### Given data
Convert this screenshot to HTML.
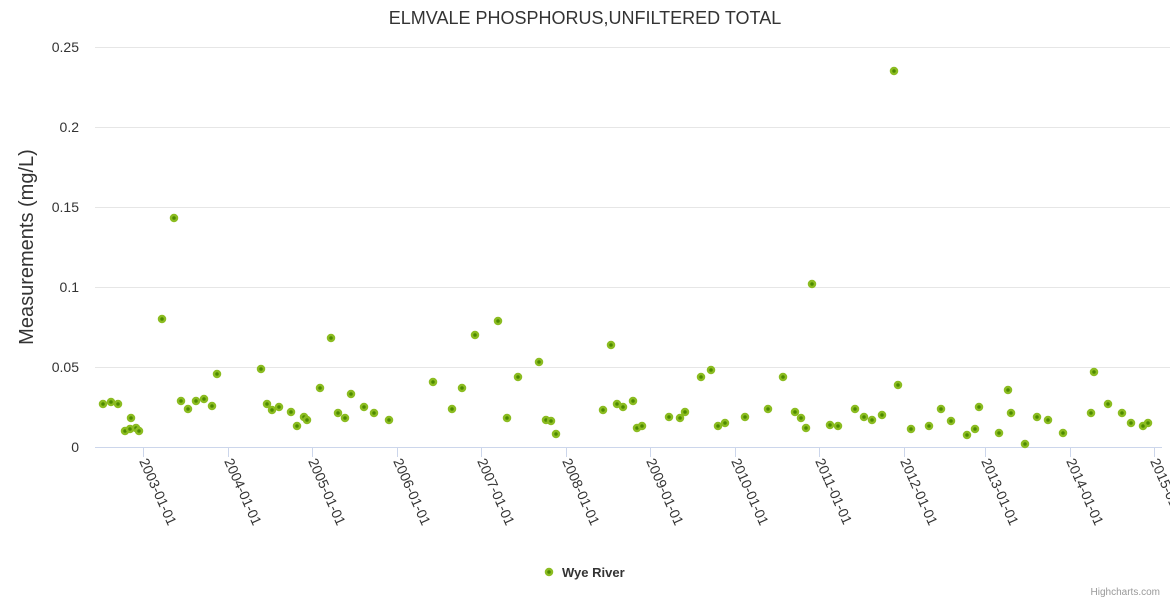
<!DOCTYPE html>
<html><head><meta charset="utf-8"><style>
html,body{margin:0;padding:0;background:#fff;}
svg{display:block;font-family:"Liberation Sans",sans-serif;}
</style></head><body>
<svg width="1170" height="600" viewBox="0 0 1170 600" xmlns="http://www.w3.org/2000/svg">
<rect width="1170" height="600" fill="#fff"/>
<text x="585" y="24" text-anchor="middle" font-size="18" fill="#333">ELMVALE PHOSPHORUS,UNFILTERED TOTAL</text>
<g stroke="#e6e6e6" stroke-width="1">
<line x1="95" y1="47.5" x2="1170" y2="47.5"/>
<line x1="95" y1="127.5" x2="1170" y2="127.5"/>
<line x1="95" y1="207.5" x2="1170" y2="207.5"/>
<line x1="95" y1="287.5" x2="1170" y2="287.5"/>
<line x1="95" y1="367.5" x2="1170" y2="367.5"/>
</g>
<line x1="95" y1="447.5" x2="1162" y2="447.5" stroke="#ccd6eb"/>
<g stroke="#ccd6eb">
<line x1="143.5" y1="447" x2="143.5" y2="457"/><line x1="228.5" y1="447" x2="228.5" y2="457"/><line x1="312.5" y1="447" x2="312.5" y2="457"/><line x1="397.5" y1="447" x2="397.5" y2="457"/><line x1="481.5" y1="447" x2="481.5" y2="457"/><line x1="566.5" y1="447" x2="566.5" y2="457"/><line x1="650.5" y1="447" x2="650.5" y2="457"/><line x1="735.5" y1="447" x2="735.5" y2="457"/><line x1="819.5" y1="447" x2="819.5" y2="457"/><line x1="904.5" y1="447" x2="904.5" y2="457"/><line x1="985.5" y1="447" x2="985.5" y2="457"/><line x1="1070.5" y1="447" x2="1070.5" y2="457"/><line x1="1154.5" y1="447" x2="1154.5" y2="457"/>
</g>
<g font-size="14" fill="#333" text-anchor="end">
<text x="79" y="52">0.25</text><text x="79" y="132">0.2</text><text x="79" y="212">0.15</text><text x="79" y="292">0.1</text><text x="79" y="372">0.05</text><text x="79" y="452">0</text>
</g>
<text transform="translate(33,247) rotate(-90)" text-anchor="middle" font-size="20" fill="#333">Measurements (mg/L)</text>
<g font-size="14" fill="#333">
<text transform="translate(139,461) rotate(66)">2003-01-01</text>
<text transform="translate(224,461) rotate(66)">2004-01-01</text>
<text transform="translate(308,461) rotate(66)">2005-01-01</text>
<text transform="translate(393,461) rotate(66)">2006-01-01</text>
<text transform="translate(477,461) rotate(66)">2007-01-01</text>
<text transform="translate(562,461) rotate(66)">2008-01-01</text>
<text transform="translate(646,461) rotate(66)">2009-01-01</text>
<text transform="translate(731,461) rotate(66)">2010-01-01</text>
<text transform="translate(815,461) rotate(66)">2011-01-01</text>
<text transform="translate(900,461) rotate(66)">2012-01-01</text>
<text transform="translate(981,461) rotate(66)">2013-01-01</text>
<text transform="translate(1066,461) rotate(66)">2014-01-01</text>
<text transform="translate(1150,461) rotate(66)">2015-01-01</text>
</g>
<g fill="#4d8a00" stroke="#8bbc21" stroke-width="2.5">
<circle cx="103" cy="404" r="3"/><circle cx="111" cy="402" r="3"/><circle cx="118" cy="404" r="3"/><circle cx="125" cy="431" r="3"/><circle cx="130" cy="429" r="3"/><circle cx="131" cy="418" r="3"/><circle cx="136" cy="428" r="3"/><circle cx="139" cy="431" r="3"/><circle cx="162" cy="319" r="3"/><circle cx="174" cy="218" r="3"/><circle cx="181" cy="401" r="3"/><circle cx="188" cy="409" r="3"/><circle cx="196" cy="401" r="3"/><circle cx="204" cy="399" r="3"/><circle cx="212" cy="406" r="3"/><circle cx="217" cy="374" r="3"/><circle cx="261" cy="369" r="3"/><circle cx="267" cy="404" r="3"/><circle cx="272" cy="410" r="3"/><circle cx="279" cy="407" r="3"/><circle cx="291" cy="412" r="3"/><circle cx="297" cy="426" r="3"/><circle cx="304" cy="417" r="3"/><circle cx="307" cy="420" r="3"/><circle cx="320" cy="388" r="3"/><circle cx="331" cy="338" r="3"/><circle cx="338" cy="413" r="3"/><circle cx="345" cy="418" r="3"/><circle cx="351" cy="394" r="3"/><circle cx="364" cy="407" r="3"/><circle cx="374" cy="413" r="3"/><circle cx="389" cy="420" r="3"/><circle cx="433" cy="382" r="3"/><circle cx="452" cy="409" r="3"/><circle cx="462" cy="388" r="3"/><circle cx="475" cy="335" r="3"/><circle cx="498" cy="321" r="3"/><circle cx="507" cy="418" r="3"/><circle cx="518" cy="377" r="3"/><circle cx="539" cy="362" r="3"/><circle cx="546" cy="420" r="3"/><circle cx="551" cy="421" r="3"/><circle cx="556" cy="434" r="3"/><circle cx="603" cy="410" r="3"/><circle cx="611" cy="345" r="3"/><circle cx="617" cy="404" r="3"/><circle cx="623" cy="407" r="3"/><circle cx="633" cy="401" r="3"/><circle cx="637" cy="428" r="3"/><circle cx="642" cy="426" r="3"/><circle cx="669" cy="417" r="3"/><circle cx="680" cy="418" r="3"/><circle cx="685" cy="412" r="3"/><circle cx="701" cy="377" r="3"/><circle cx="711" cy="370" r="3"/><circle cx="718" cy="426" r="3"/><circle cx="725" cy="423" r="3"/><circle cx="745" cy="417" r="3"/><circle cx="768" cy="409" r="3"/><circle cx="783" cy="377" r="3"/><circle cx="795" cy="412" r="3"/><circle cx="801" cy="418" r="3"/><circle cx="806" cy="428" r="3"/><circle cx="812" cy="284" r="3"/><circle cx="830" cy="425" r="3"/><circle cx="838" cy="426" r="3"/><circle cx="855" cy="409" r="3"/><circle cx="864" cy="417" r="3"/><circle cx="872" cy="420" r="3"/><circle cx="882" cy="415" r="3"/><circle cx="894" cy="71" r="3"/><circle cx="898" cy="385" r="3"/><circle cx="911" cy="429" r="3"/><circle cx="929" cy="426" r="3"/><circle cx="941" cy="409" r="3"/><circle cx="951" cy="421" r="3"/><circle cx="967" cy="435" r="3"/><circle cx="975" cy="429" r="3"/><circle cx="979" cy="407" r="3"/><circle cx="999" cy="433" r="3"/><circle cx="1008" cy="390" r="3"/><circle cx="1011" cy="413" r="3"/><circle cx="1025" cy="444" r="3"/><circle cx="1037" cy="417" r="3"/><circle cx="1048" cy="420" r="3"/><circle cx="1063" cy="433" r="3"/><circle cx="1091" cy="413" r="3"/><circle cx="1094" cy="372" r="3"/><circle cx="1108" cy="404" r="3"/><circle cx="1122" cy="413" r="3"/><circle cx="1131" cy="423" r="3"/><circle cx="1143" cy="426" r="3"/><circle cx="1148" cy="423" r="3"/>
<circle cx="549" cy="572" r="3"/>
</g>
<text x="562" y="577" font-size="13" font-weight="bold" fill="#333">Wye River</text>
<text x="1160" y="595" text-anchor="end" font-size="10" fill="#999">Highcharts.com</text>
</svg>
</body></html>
* * *
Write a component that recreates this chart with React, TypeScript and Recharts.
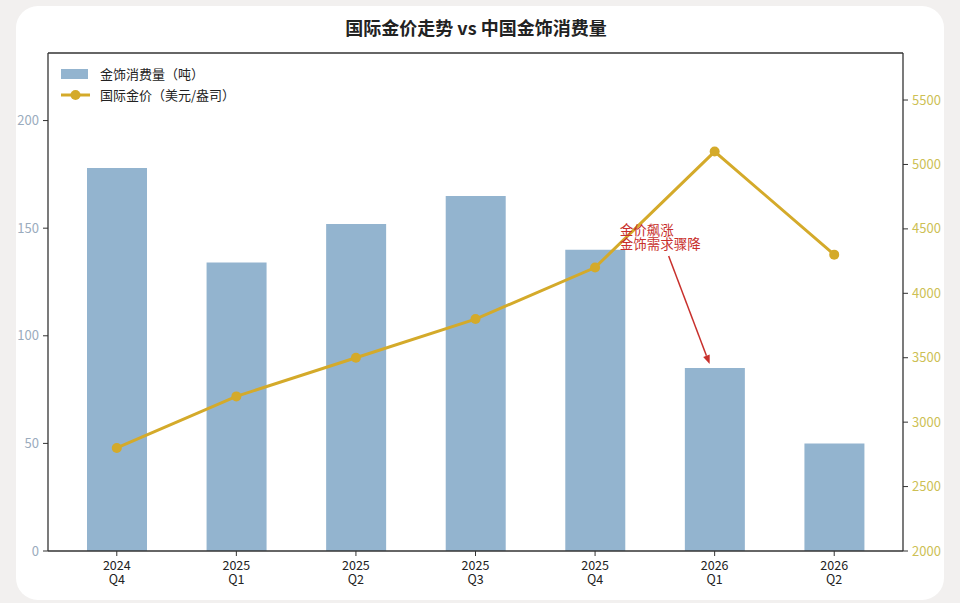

### Given instruction
Filter the records, keeping only lines that contain "this", and show those lines.

### Result below
Convert this screenshot to HTML.
Write a component that recreates this chart with React, TypeScript and Recharts.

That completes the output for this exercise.